Barstool Founder Dave Portnoy Challenges Bellisario Dean On Fox News
Update 1:20 p.m. September 24: Barstool Sports founder Dave Portnoy doubled down his challenge to Marie Hardin — the dean of Penn State’s Donald P. Bellisario College of Communications — on Monday morning.
“Hey I’d love to debate you,” Portnoy said in a tweet posted Monday morning that included a screenshot of Hardin’s comments to NBC. “I’ll come to Penn State for it. Or love to have you come on [Barstool Radio]. As the Dean of the PSU Communications school you should be willing to defend your comments no matter how ridiculous they are.”

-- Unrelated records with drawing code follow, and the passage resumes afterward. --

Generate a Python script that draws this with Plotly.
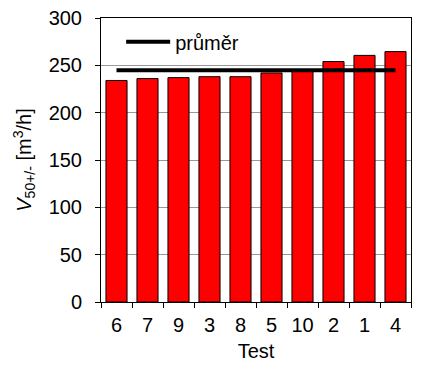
import plotly.graph_objects as go

tests = ["6", "7", "9", "3", "8", "5", "10", "2", "1", "4"]
values = [234, 236, 237, 238, 238, 242, 244, 254, 260.5, 264.5]
mean_value = sum(values) / len(values)
mean_label = "průměr"

fig = go.Figure()
fig.add_trace(go.Bar(
    x=tests, y=values, marker=dict(color="#FF0000", line=dict(color="black", width=1)),
    showlegend=False,
))
fig.add_trace(go.Scatter(
    x=[tests[0], tests[-1]], y=[mean_value, mean_value], mode="lines",
    line=dict(color="black", width=4), name=mean_label,
))

fig.update_layout(
    width=424, height=369,
    margin=dict(l=101, r=13, t=18, b=67, autoexpand=False),
    paper_bgcolor="white", plot_bgcolor="white",
    font=dict(family="Arial, Liberation Sans, sans-serif", size=18, color="black"),
    bargap=0.32,
    legend=dict(x=0.065, y=0.985, xanchor="left", yanchor="top", bgcolor="rgba(0,0,0,0)",
                itemwidth=44, font=dict(size=20)),
)
fig.update_xaxes(
    type="category", showline=True, linecolor="black", linewidth=1, mirror=True,
    ticks="outside", tickson="boundaries", ticklen=5, tickcolor="black",
    title=dict(text="Test", standoff=8, font=dict(size=20)), showgrid=False,
    automargin=False, tickfont=dict(size=20), ticklabelstandoff=5, tickangle=0,
)
fig.update_yaxes(
    range=[0, 300], dtick=50, showline=True, linecolor="black", linewidth=1, mirror=True,
    ticks="outside", ticklen=5, tickcolor="black", showgrid=True, gridcolor="#999999",
    gridwidth=1, zeroline=False, automargin=False, tickfont=dict(size=20), ticklabelstandoff=9,
    title=dict(text="<i>V</i><sub>50+/-</sub> [m<sup>3</sup>/h]", standoff=11, font=dict(size=20)),
)
fig.write_html("out.html", post_script="document.body.style.margin='0';",
               config={"displayModeBar": False})
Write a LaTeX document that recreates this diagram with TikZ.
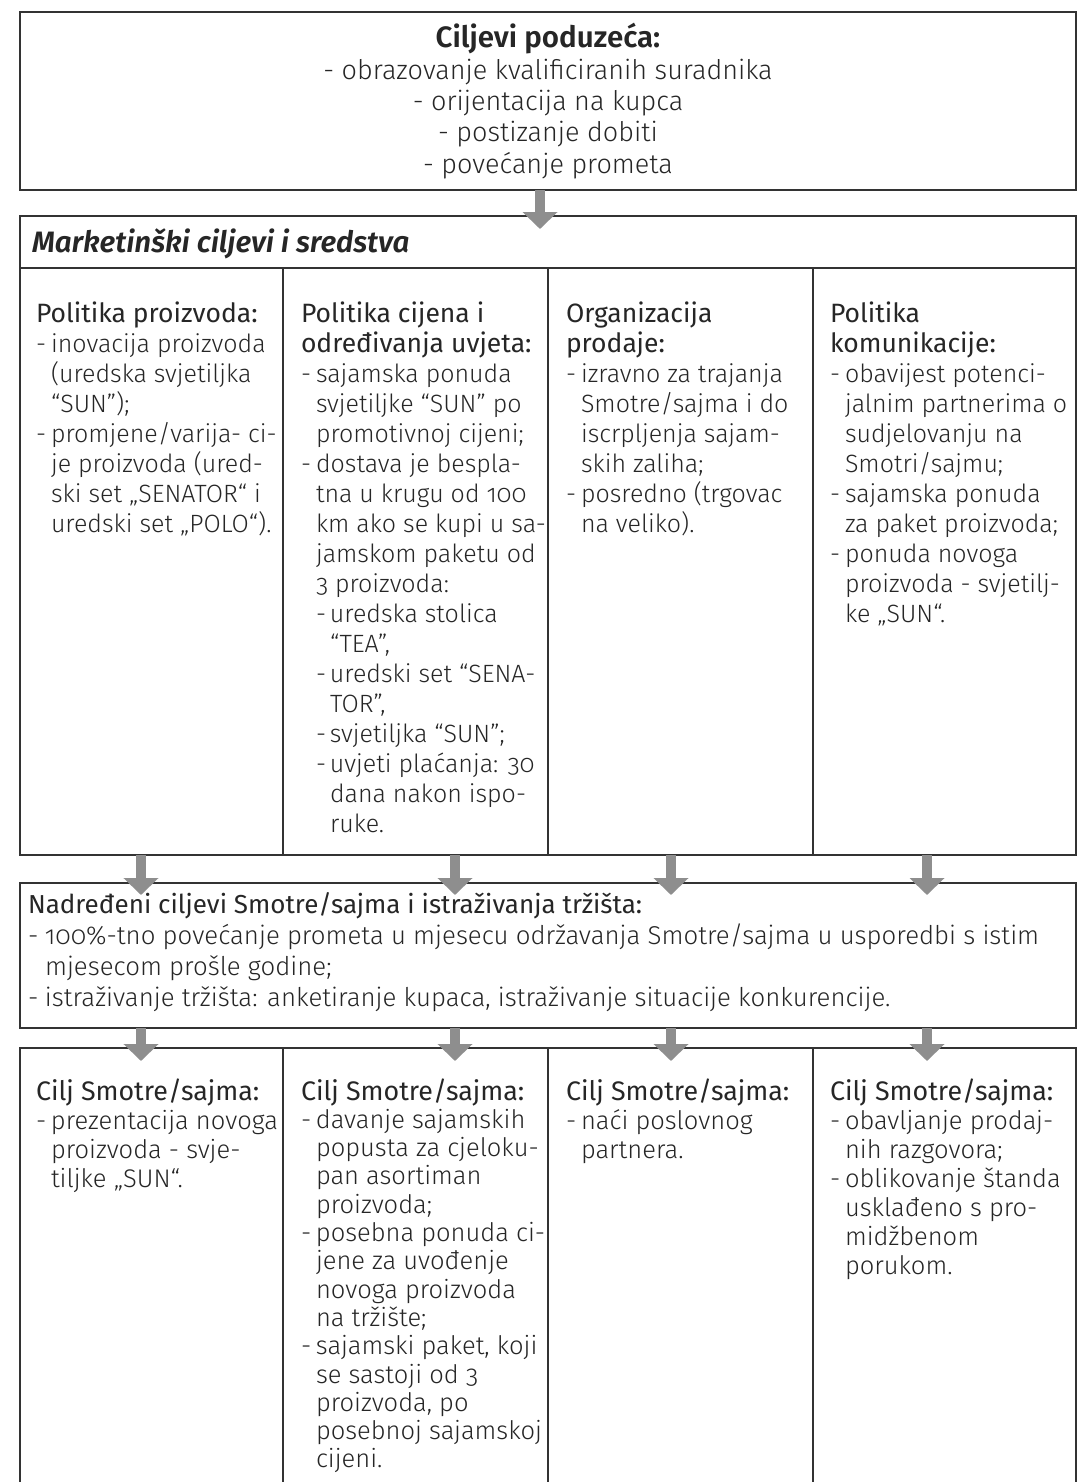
\documentclass[tikz,border=0pt]{standalone}
\usepackage{fontspec}
\setmainfont{Fira Sans}[UprightFont=* Light, BoldFont=* SemiBold, ItalicFont=* Light Italic, BoldItalicFont=* SemiBold Italic, Numbers=OldStyle]
\newfontfamily\headfont{Fira Sans}[Numbers=OldStyle]
\usetikzlibrary{arrows.meta}

\definecolor{ink}{HTML}{262626}
\definecolor{framec}{HTML}{333333}
\definecolor{flowc}{HTML}{8E8E8E}

% list entries: a dash followed by text, continuation lines hang under the text
\newlength\hang \setlength\hang{15pt}
\newcommand\itm{\par\hangindent=\hang\hangafter=1\noindent\makebox[\hang][l]{-}}
\newcommand\subitm{\par\hangindent=29pt\hangafter=1\noindent\hspace*{15pt}\makebox[14pt][l]{-}}
\newcommand\bodyfont{\fontsize{25}{30}\selectfont}
\newcommand\headline[1]{{\headfont\fontsize{26.5}{30}\selectfont #1\par}}
\newcommand\colbox[2][400pt]{\begin{minipage}[t]{#1}\setlength\parskip{0pt}\bodyfont #2\end{minipage}}

\begin{document}
\begin{tikzpicture}[x=1pt,y=-1pt,
  frame/.style={draw=framec, line width=1.4pt, inner sep=0pt, outer sep=0pt, anchor=north west},
  rule/.style={draw=framec, line width=1.4pt},
  flowarrow/.style={draw=flowc, line width=10pt, -{Triangle[width=34pt,length=17pt]}},
  txt/.style={inner sep=0pt, outer sep=0pt, anchor=base west, text=ink}]

\path[use as bounding box, fill=white] (0,0) rectangle (1078,1482);
\clip (0,0) rectangle (1078,1482);

% frames
\node[frame, minimum width=1056pt, minimum height=178pt] (goals) at (20,12) {};
\node[frame, minimum width=1056pt, minimum height=639pt] (mkt) at (20,216) {};
\node[frame, minimum width=1056pt, minimum height=145pt] (fair) at (20,883) {};
\draw[rule] (20,1500) -- (20,1048) -- (1076,1048) -- (1076,1500);

% table rules
\draw[rule] (20,268) -- (1076,268);
\foreach \x in {283,548,813} {
  \draw[rule] (\x,268) -- (\x,855);
  \draw[rule] (\x,1048) -- (\x,1500);
}

% company goals
\node[inner sep=0pt, anchor=base, text=ink] (goaltext) at (548,48) {\begin{minipage}[t]{900pt}\centering
  {\fontsize{29.5}{30}\selectfont\bfseries Ciljevi poduzeća:\par}
  \fontsize{27}{31.3}\selectfont
  - obrazovanje kvalificiranih suradnika\\
  - orijentacija na kupca\\
  - postizanje dobiti\\
  - povećanje prometa\par\end{minipage}};

% marketing goals and means
\node[txt] (mkttitle) at (32,252) {\fontsize{29.5}{30}\selectfont\bfseries\itshape Marketinški ciljevi i sredstva};

\node[txt] (p1) at (36,322) {\colbox{%
  \headline{Politika proizvoda:}
  \itm inovacija proizvoda\\ (uredska svjetiljka\\ “SUN”);
  \itm promjene/varija- ci-\\ je proizvoda (ured-\\ ski set „SENATOR“ i\\ uredski set „POLO“).\par}};

\node[txt] (p2) at (301,322) {\colbox{%
  \headline{Politika cijena i\\ određivanja uvjeta:}
  \itm sajamska ponuda\\ svjetiljke “SUN” po\\ promotivnoj cijeni;
  \itm dostava je bespla-\\ tna u krugu od 100\\ km ako se kupi u sa-\\ jamskom paketu od\\ 3 proizvoda:
  \subitm uredska stolica\\ “TEA”,
  \subitm uredski set “SENA-\\ TOR”,
  \subitm svjetiljka “SUN”;
  \subitm uvjeti plaćanja: 30\\ dana nakon ispo-\\ ruke.\par}};

\node[txt] (p3) at (566,322) {\colbox{%
  \headline{Organizacija\\ prodaje:}
  \itm izravno za trajanja\\ Smotre/sajma i do\\ iscrpljenja sajam-\\ skih zaliha;
  \itm posredno (trgovac\\ na veliko).\par}};

\node[txt] (p4) at (830,322) {\colbox{%
  \headline{Politika\\ komunikacije:}
  \itm obavijest potenci-\\ jalnim partnerima o\\ sudjelovanju na\\ Smotri/sajmu;
  \itm sajamska ponuda\\ za paket proizvoda;
  \itm ponuda novoga\\ proizvoda - svjetilj-\\ ke „SUN“.\par}};

% superior fair goals
\node[txt] (fairtext) at (28,913) {\colbox[1040pt]{%
  {\headfont\fontsize{26}{35}\selectfont Nadređeni ciljevi Smotre/sajma i istraživanja tržišta:\par}
  \setlength\hang{17pt}\fontsize{25.8}{31}\selectfont
  \itm 100\%-tno povećanje prometa u mjesecu održavanja Smotre/sajma u usporedbi s istim\\ mjesecom prošle godine;
  \itm istraživanje tržišta: anketiranje kupaca, istraživanje situacije konkurencije.\par}};

% individual fair goals
\node[txt] (g1) at (36,1100) {\colbox{\fontsize{25.5}{29}\selectfont
  {\headfont\fontsize{26.8}{29}\selectfont Cilj Smotre/sajma:\par}
  \itm prezentacija novoga\\ proizvoda - svje-\\ tiljke „SUN“.\par}};

\node[txt] (g2) at (301,1100) {\colbox{\fontsize{25.5}{28.3}\selectfont
  {\headfont\fontsize{26.8}{28.3}\selectfont Cilj Smotre/sajma:\par}
  \itm davanje sajamskih\\ popusta za cjeloku-\\ pan asortiman\\ proizvoda;
  \itm posebna ponuda ci-\\ jene za uvođenje\\ novoga proizvoda\\ na tržište;
  \itm sajamski paket, koji\\ se sastoji od 3\\ proizvoda, po\\ posebnoj sajamskoj\\ cijeni.\par}};

\node[txt] (g3) at (566,1100) {\colbox{\fontsize{25.5}{29}\selectfont
  {\headfont\fontsize{26.8}{29}\selectfont Cilj Smotre/sajma:\par}
  \itm naći poslovnog\\ partnera.\par}};

\node[txt] (g4) at (830,1100) {\colbox{\fontsize{25.5}{29}\selectfont
  {\headfont\fontsize{26.8}{29}\selectfont Cilj Smotre/sajma:\par}
  \itm obavljanje prodaj-\\ nih razgovora;
  \itm oblikovanje štanda\\ usklađeno s pro-\\ midžbenom\\ porukom.\par}};

% flow arrows
\coordinate (m0) at (540,229);
\draw[flowarrow] (goals.south -| m0) -- (m0);
\foreach \x [count=\i] in {141,455,671,927} {
  \coordinate (t\i) at (\x,895);
  \coordinate (b\i) at (\x,1061);
  \draw[flowarrow] (mkt.south -| t\i) -- (t\i);
  \draw[flowarrow] (fair.south -| b\i) -- (b\i);
}
\end{tikzpicture}
\end{document}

The comments section of Hardin’s most recent Instagram post has been swarmed by fans of Barstool Sports. At the time of this update, the post has nearly 500 comments — most of which refer to her as a “clown.” Some of those comments include more hateful messages, and former NBA player Dennis Rodman was among those who commented in support of Portnoy.
Original Story: Just days after she was quoted in an NBC article criticizing Barstool Sports and its “persistence of traditional masculinity in sports culture,” Marie Hardin, dean of Penn State’s Donald P. Bellisario College of Communications, drew the brunt of the reactionary firestorm from the site’s founder.
In an interview with Fox News’ Tucker Carlson on Monday night, Barstool founder Dave Portnoy responded to the criticism delivered by NBC’s Shannon Ho and academics like Hardin and Michigan’s Lisa Nakamura. Having studied gender in sports and the intersections of digital media with race, gender, and sexuality, respectively, Hardin and Nakamura were quoted as subject matter experts in an article about conservative ideology, sexism, and gender roles in sports.
Portnoy didn’t take kindly to their perspectives — challenging Hardin to a debate in her class — and neither did Carlson, who ended the interview by saying, “Don’t send your kids to college. That’s the lesson.”
“The dean of the communications school at Penn State, if you listen to what she said, I would never let my kid into her class,” Portnoy said. “What world is she in, saying sports-centric is going back in time? It is insanity. I am happy to debate it. I will go to your class, Marie Hardin. I will let you have the moderator. I will let you put your people in, and I’ll put you in a mental pretzel because you have no facts.”
Portnoy seemed to take offense at the perceived implications by Hardin that Barstool is at fault for being sports-centric and sexist. The quotes from Hardin that Portnoy was responding to are below, but they seem to be more critical of society itself than the popular sports media site, its focus, or its political lean.
- “In many ways, Barstool has resisted some of the more progressive discourse around sports. And I think there’s a niche for that. There’s a market there and they’re able to capture that.”
- “They will not have a reckoning until they no longer reflect a good portion of this country’s values. Is Barstool a reflection of our values or is it reinforcing our values? It reflects and reinforces — the only way Barstool could ever die is if it no longer reflects. But we’re not anywhere close to that as a culture.”
- “Barstool would not exist if we did not have a spectator sports culture that positioned men and women in a certain way, in a way that we really take for granted. So many people don’t even think about the signaling about gender that spectator sports do every weekend on television. Those are things we aren’t thinking about enough as a culture — and Barstool would not exist without that.”